Mas, quando condenou o senador Ivo Cassol
(PP-RO), novamente por maioria, o Supremo entendeu que a decisão da
perda do mandato caberia ao Senado. A decisão foi de que se aplica a
esses casos o parágrafo 2º do artigo 55, e o Senado ainda não se
decidiu. O problema do caso de Donadon foi que, depois de condenado, a
Câmara o manteve o deputado federal.
Texto claro
Só que, para os especialistas ouvidos pela ConJur, não
há nada de atípico na situação de Natan Donadon. “Por mais absurdo que
possa parecer, a interpretação mais harmoniosa com o texto
constitucional é a de que a perda de mandato depende da votação da
Câmara”, sintetiza Edson Nobre, sócio do Leite, Tosto e Barros Advogados.

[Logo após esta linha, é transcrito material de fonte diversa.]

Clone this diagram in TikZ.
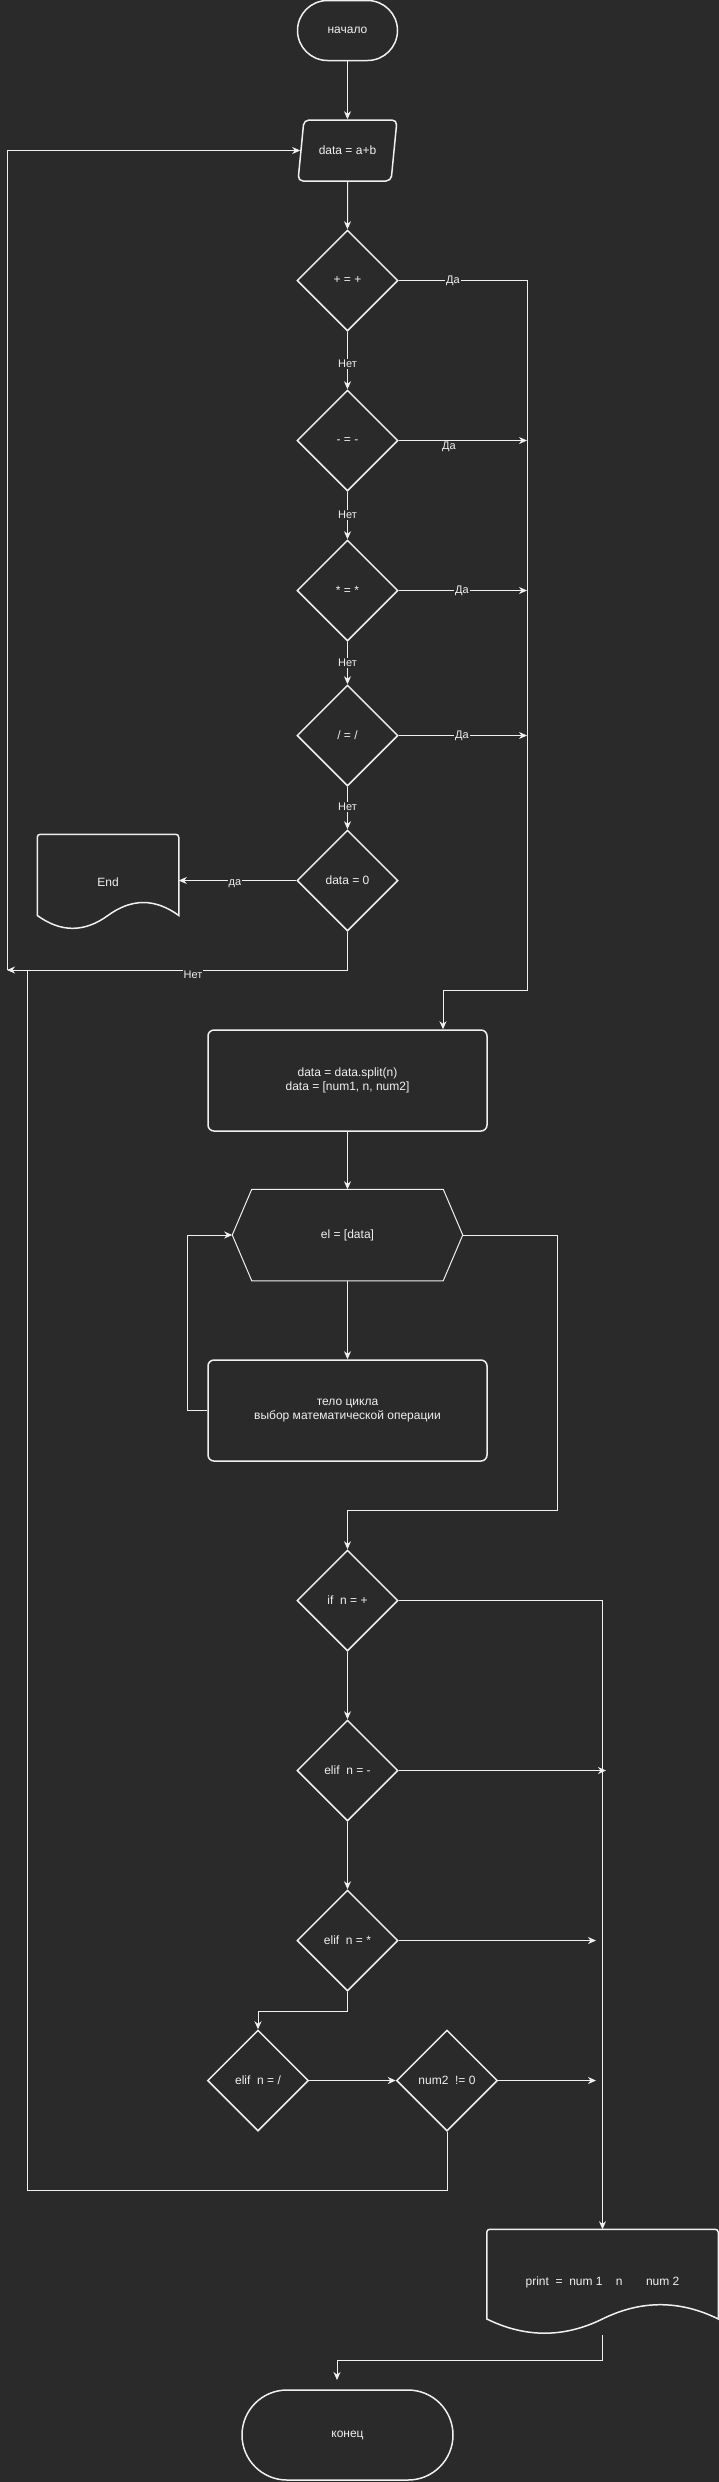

O mesmo entendimento tem Carlos Ari Sundfeld,
professor de Direito Constitucional da FGV: “A Constituição não quis
dar à Justiça o poder de tirar o mandato do deputado”. Ele explica que,
quando a regra foi feita, logo após a ditadura militar, buscou-se evitar
condenações por processos políticos. “A Constituição não confiou
inteiramente na Justiça e quis dar à Câmara a última palavra.”
Sundfeld
também criticou o posicionamento do STF na AP 470. “O que o Supremo fez
no mensalão foi forçar a barra para responder uma opinião pública
insatisfeita com o sistema em geral”, afirma. “Essa interpretação não
faz o menor sentido. Se existe uma regra expressa para o caso dos
deputados, então a perda não é automática. Fazer interpretação para
eliminar norma é um abuso.”
Seundfeld defende que, se o Supremo
está incomodado com as regras atuais, deveria propor uma Emenda
Constitucional para alterá-las, já que tem poder para isso. “Por que os
ministros não se reúnem, propõem uma emenda, fazem um discurso à nação e
um ato político que encurrale o Congresso?”, indaga.
Falta de clareza
O constitucionalista Ives Gandra da Silva Martins diz
que a Constituição não é clara quanto ao ponto em questão. “A
interpretação poderia ser de um lado ou de outro”, afirma. Apesar disso,
ele acredita que a decisão da Câmara está respaldada pelo
posicionamento recente do STF, que deixou claro, nos casos de Cassol e
Donadon, que o Legislativo é quem deve decidir. Mas defende que nesses
casos a perda de mandato deveria ser automática: “Um mandato que não
pode ser exercido é como se não existisse”.
Já Daniel Gerber,
criminalista do escritório Eduardo Antônio Lucho Ferrão Advogados
Associados, avalia que os crimes decorrentes da função deveriam implicar
na perda de cargo. “Se o crime decorre da má utilização do cargo, o
cargo deve ser cassado”. Assim, ele defende que a perda de mandato
deveria ter sido decidida pelo STF.
Sundfeld avalia que a decisão
da Câmara é uma resposta ao sistema atual e que os agentes públicos
estão acossados na Justiça por uma infinidade de processos. “Há muitas
oportunidades para mover ações contra pessoas que exercem funções
públicas, e em muitas situações com toda razão. Mas também existe o uso
político: o Ministério Público movendo ações meio vagas e juízes que
julgam com sentimento político. Os políticos acham que o sistema está
mal montado e estão sendo perseguidos.”